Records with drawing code

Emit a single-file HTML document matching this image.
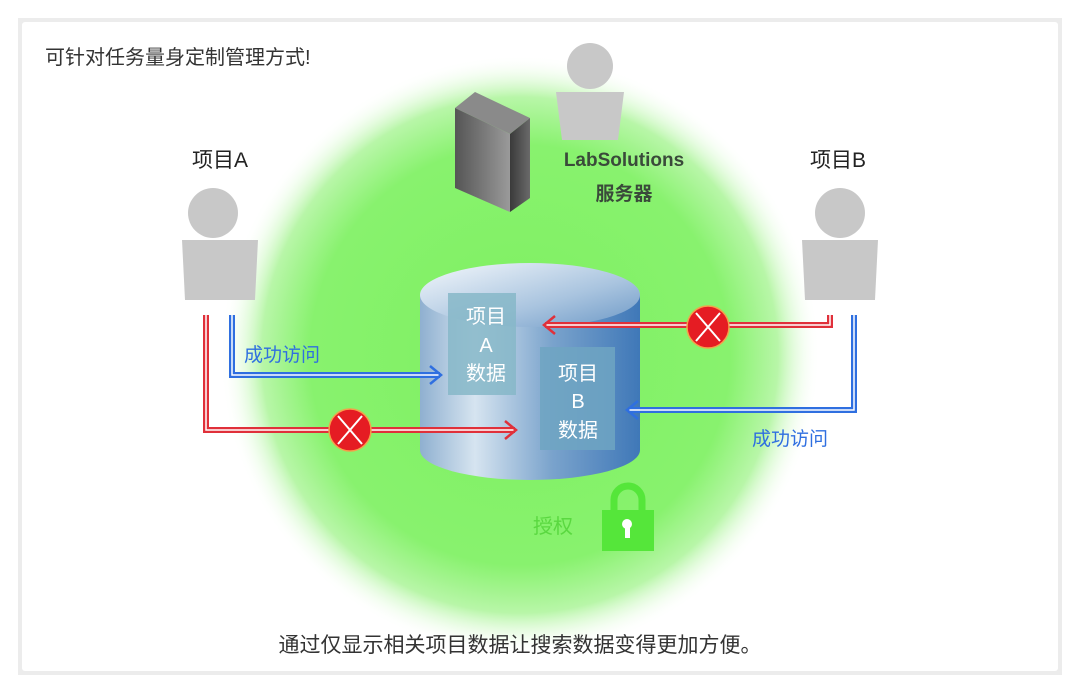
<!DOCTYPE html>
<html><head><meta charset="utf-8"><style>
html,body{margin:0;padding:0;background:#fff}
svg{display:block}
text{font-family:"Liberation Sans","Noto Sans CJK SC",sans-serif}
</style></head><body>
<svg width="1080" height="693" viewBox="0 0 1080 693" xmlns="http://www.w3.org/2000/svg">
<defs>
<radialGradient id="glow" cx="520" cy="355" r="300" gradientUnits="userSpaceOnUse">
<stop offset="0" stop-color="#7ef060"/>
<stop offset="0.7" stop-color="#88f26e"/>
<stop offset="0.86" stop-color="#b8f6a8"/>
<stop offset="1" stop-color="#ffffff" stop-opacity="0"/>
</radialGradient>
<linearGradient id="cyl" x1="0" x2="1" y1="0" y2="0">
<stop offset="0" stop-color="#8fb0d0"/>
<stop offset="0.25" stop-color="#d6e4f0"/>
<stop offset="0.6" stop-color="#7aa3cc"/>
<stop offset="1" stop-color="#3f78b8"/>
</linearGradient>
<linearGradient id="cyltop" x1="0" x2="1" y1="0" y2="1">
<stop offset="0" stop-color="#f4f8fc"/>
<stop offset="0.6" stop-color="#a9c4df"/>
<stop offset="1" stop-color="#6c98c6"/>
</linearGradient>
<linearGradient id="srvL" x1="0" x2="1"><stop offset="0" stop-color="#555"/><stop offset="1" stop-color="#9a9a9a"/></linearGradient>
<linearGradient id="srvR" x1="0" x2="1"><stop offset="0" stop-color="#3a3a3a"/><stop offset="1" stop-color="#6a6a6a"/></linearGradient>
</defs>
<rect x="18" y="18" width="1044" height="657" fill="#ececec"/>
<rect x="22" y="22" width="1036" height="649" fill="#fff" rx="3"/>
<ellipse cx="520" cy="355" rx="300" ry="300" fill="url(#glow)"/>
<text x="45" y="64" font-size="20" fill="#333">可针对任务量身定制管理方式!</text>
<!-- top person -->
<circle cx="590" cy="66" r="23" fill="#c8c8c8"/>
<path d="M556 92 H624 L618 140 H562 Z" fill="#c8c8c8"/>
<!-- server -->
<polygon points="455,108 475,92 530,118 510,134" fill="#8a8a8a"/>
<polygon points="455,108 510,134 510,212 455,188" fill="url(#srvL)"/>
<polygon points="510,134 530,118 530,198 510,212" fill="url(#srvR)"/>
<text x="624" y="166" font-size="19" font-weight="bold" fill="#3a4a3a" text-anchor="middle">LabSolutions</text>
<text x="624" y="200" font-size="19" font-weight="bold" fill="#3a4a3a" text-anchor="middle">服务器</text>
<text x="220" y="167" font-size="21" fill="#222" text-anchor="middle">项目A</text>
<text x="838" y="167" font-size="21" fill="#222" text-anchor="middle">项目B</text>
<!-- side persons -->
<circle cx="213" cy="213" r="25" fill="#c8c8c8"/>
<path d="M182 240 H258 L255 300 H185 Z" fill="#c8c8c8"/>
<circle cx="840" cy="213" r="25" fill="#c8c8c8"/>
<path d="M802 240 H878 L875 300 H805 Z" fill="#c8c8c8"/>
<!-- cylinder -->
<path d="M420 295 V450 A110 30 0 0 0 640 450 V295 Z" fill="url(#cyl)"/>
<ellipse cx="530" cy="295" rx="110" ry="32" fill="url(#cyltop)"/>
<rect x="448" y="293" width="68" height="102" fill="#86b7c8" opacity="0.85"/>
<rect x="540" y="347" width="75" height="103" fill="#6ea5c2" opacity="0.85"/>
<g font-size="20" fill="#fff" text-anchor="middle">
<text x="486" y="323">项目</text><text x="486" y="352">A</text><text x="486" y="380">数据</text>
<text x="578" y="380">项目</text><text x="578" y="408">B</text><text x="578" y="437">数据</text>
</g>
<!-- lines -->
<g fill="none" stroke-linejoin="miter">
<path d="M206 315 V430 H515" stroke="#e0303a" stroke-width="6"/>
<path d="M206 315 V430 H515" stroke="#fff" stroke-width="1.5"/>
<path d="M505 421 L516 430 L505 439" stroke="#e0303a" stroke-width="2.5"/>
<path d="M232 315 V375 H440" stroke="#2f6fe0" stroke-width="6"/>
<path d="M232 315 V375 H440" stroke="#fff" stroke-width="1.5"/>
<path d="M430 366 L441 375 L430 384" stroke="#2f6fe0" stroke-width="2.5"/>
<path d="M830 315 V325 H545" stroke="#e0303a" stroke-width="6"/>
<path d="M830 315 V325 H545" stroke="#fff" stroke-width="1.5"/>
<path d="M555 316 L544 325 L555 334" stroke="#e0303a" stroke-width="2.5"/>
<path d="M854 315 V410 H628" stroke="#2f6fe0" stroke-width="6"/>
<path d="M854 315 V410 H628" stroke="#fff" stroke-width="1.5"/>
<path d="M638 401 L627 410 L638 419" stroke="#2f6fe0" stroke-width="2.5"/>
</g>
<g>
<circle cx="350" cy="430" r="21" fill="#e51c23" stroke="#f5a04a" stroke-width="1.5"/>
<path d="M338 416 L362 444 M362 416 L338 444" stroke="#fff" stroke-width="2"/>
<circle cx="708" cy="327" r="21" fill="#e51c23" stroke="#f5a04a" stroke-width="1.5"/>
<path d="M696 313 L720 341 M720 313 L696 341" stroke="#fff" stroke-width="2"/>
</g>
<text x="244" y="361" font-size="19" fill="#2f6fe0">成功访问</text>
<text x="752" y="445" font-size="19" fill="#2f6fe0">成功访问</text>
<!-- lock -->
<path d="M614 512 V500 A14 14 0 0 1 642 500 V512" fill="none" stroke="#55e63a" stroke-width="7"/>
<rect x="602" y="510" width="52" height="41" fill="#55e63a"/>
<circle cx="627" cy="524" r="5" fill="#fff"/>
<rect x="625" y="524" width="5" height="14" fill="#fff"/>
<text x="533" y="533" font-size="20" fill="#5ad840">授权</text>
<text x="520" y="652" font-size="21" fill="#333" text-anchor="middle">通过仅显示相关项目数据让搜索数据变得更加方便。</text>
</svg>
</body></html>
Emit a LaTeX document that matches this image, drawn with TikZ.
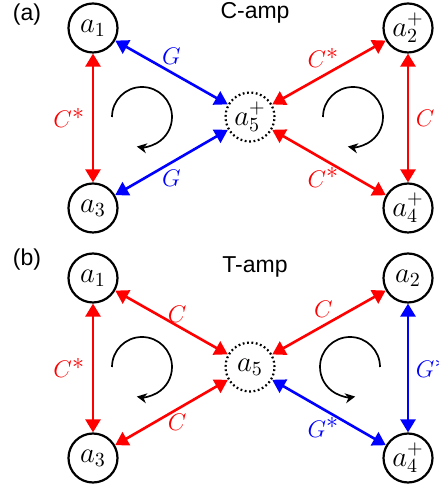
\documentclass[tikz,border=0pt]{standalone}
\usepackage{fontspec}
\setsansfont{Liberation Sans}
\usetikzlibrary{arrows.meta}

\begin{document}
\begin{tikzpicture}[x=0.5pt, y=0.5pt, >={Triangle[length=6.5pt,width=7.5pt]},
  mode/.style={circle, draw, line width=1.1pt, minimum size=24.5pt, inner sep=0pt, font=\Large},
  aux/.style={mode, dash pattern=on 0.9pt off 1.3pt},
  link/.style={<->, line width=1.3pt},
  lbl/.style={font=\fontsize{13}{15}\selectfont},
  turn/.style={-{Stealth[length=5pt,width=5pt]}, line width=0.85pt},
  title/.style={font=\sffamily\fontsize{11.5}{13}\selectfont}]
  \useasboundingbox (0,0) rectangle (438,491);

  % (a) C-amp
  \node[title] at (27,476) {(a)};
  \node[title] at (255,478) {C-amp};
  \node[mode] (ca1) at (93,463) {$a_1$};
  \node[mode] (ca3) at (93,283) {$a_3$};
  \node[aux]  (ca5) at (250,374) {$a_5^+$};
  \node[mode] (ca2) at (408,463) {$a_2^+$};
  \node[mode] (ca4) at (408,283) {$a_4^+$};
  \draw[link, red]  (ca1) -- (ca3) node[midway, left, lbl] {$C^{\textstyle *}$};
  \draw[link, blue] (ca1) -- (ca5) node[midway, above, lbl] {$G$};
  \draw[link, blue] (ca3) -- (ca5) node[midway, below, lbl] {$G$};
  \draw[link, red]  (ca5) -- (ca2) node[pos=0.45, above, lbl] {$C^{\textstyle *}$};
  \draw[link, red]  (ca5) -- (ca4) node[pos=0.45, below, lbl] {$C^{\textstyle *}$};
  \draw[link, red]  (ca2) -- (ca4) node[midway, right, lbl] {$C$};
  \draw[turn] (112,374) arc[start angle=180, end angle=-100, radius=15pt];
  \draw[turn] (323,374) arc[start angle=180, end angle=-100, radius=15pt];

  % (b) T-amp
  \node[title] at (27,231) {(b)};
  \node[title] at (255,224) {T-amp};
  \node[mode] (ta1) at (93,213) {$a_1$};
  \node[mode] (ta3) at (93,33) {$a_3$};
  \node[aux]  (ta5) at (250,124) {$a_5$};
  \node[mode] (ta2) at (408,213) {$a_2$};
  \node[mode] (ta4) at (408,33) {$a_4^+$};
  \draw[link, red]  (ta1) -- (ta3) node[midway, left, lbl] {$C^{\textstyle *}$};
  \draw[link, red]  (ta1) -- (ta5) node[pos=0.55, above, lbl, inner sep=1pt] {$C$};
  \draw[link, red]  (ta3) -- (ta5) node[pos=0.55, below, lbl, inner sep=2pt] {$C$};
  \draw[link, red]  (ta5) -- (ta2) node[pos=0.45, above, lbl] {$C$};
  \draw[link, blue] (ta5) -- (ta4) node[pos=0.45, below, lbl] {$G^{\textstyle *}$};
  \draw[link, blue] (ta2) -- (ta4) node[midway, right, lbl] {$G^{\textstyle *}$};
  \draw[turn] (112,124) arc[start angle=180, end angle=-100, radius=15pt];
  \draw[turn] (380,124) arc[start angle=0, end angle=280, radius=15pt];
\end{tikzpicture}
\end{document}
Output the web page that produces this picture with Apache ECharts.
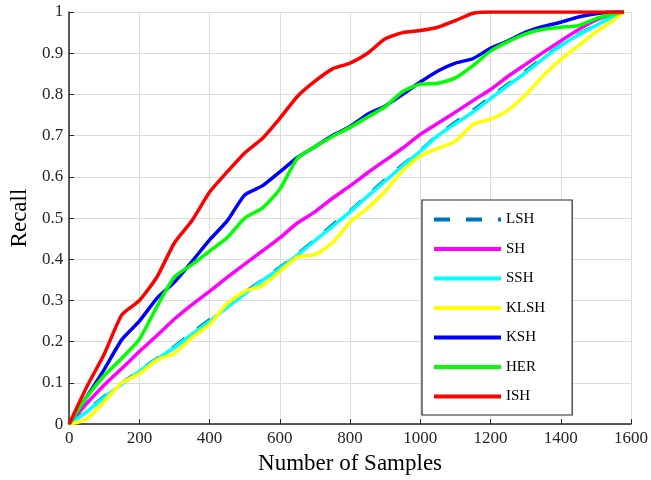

WHAT YOU NEED TO DO: In how many lines of the data does the string "this" appear? Give only the number.

ANSWER: 3